Provided data:
··········

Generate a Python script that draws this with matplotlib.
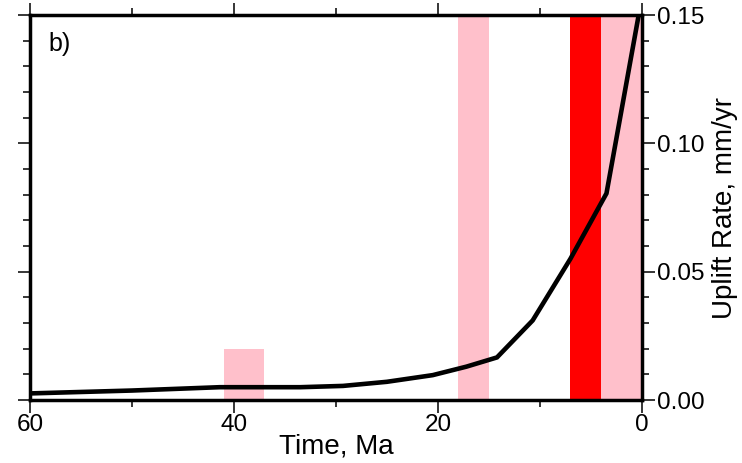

··········

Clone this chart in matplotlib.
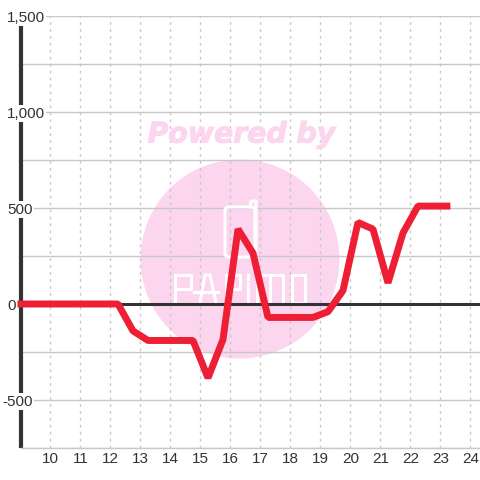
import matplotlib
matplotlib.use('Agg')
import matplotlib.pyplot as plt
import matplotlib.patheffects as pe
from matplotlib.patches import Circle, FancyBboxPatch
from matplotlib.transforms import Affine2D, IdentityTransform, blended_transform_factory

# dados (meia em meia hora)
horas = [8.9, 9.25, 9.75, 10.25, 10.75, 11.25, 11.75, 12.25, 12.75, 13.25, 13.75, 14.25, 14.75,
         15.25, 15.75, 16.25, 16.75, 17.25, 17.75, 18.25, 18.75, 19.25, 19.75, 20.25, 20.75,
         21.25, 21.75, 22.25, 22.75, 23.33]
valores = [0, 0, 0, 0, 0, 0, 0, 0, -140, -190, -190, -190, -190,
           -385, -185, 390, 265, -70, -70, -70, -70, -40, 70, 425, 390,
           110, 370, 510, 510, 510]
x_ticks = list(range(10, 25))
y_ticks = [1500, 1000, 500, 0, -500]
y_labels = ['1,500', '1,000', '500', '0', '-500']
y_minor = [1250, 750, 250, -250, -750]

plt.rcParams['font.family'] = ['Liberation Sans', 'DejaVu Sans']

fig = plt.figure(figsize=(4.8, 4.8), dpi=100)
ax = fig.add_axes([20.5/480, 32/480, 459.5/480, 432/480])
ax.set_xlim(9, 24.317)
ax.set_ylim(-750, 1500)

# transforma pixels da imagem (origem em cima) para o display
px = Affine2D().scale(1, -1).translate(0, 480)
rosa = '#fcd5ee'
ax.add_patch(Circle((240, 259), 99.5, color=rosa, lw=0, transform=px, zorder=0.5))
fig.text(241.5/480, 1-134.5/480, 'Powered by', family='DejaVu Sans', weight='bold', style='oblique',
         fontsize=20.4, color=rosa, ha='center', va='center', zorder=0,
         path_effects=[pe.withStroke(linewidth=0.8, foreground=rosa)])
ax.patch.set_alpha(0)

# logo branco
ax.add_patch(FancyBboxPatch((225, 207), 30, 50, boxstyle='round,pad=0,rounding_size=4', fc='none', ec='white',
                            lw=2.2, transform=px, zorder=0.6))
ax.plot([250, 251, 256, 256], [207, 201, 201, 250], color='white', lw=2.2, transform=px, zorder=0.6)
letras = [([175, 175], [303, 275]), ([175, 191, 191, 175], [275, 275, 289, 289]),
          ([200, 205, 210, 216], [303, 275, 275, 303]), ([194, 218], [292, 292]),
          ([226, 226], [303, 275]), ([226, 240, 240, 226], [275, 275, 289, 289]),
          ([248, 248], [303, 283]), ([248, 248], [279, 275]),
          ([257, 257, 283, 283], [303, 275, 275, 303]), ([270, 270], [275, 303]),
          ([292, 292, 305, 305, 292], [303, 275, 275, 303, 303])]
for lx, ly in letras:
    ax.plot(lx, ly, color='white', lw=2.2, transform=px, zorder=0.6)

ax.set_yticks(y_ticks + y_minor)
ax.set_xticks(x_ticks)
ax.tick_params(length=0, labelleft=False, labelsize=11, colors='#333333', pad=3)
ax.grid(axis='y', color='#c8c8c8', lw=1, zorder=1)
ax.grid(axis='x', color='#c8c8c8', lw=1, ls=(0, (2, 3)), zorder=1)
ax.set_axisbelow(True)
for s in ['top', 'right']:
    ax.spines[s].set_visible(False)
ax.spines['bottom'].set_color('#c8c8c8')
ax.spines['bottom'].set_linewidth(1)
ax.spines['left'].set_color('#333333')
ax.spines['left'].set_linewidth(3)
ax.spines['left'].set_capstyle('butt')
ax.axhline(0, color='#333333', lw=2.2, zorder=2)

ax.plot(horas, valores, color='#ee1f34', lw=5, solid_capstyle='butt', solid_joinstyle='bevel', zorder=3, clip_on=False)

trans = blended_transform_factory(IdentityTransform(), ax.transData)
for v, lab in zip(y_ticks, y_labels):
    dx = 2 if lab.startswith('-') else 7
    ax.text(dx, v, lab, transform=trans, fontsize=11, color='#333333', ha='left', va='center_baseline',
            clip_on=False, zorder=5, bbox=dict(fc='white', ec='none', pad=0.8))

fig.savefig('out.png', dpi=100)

··········

Written request:
Go to the line that contains "Clone this chart in matplotlib." and copy from there down to the line that contains "plt.rcParams['font.family'] = ['Liberation", with both lines included. Pass over the pictures.

Expected answer:
Clone this chart in matplotlib.
import matplotlib
matplotlib.use('Agg')
import matplotlib.pyplot as plt
import matplotlib.patheffects as pe
from matplotlib.patches import Circle, FancyBboxPatch
from matplotlib.transforms import Affine2D, IdentityTransform, blended_transform_factory

# dados (meia em meia hora)
horas = [8.9, 9.25, 9.75, 10.25, 10.75, 11.25, 11.75, 12.25, 12.75, 13.25, 13.75, 14.25, 14.75,
         15.25, 15.75, 16.25, 16.75, 17.25, 17.75, 18.25, 18.75, 19.25, 19.75, 20.25, 20.75,
         21.25, 21.75, 22.25, 22.75, 23.33]
valores = [0, 0, 0, 0, 0, 0, 0, 0, -140, -190, -190, -190, -190,
           -385, -185, 390, 265, -70, -70, -70, -70, -40, 70, 425, 390,
           110, 370, 510, 510, 510]
x_ticks = list(range(10, 25))
y_ticks = [1500, 1000, 500, 0, -500]
y_labels = ['1,500', '1,000', '500', '0', '-500']
y_minor = [1250, 750, 250, -250, -750]

plt.rcParams['font.family'] = ['Liberation Sans', 'DejaVu Sans']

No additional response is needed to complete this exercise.